Again he is a good actor and he knows how to put on a good show but I have rarely seen him like this. At times he seemed to be genuinely shaken by the whole thing.
Tellingly, at the end of the interview, he looked across to his PR advisers. There was relief in his eyes but the look also begged a question: "How did I do?"
The reality is that, sorry or not, Blatter would never have even considered resigning over this. And who was going to push him? His answer to me on that score, was a return to the old, strutting Blatter.
"I cannot," was his reply. For him the Fifa presidency is a mission, not a job.
As far as he is concerned he has been given a huge mandate by the Fifa congress to carry on and now clean up the organisation.
Politically, only when a large number of the 208 national associations which make up Fifa start lighting up the Zurich switchboard with outrage will he even consider shuffling off into retirement.
Away from the headlines on racism there were some other important comments from Blatter today.
He said he would not "put his hands into the fire" to prove his executive committee was clean. Only when a new fit and proper person test was in place could he be sure.
He revealed his plans to release the documents relating to the ISL case were currently being opposed by "other parties" who may hinder that publication. Despite that he insisted he was still determined to publish these documents next month.

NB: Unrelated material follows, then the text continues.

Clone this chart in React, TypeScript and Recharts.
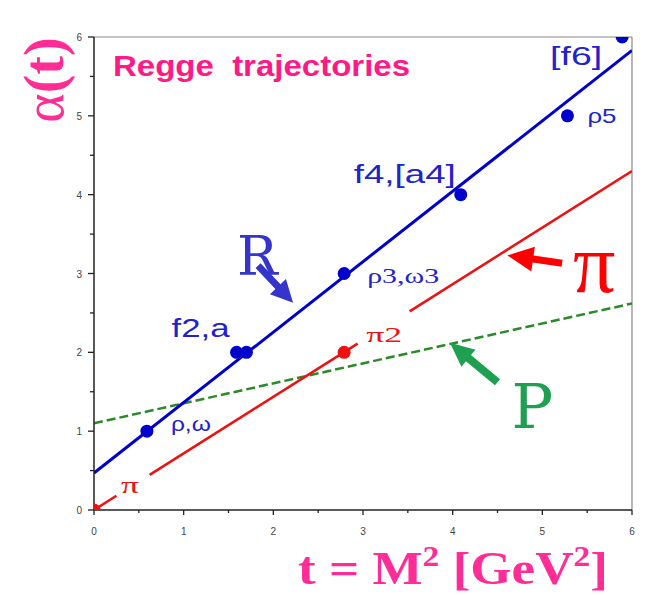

And he acknowledged that, as president, he did have a responsibility for the image crisis Fifa is suffering, although he then went on to suggest the crisis was all down to the decision to decide two World Cup hosts at the same time.
He managed to evade questions about his salary, the way Fifa is run and why, after 13 years in charge, he should be trusted when he says he is now the great reformer.
When the racism storm does die down, these are the matters and questions that Blatter will have to return to.
And, while his comments on racism give more ammunition to his critics who say he is out of touch, they will ultimately determine his legacy.
Saying sorry was the easy part. His biggest problems still lie ahead.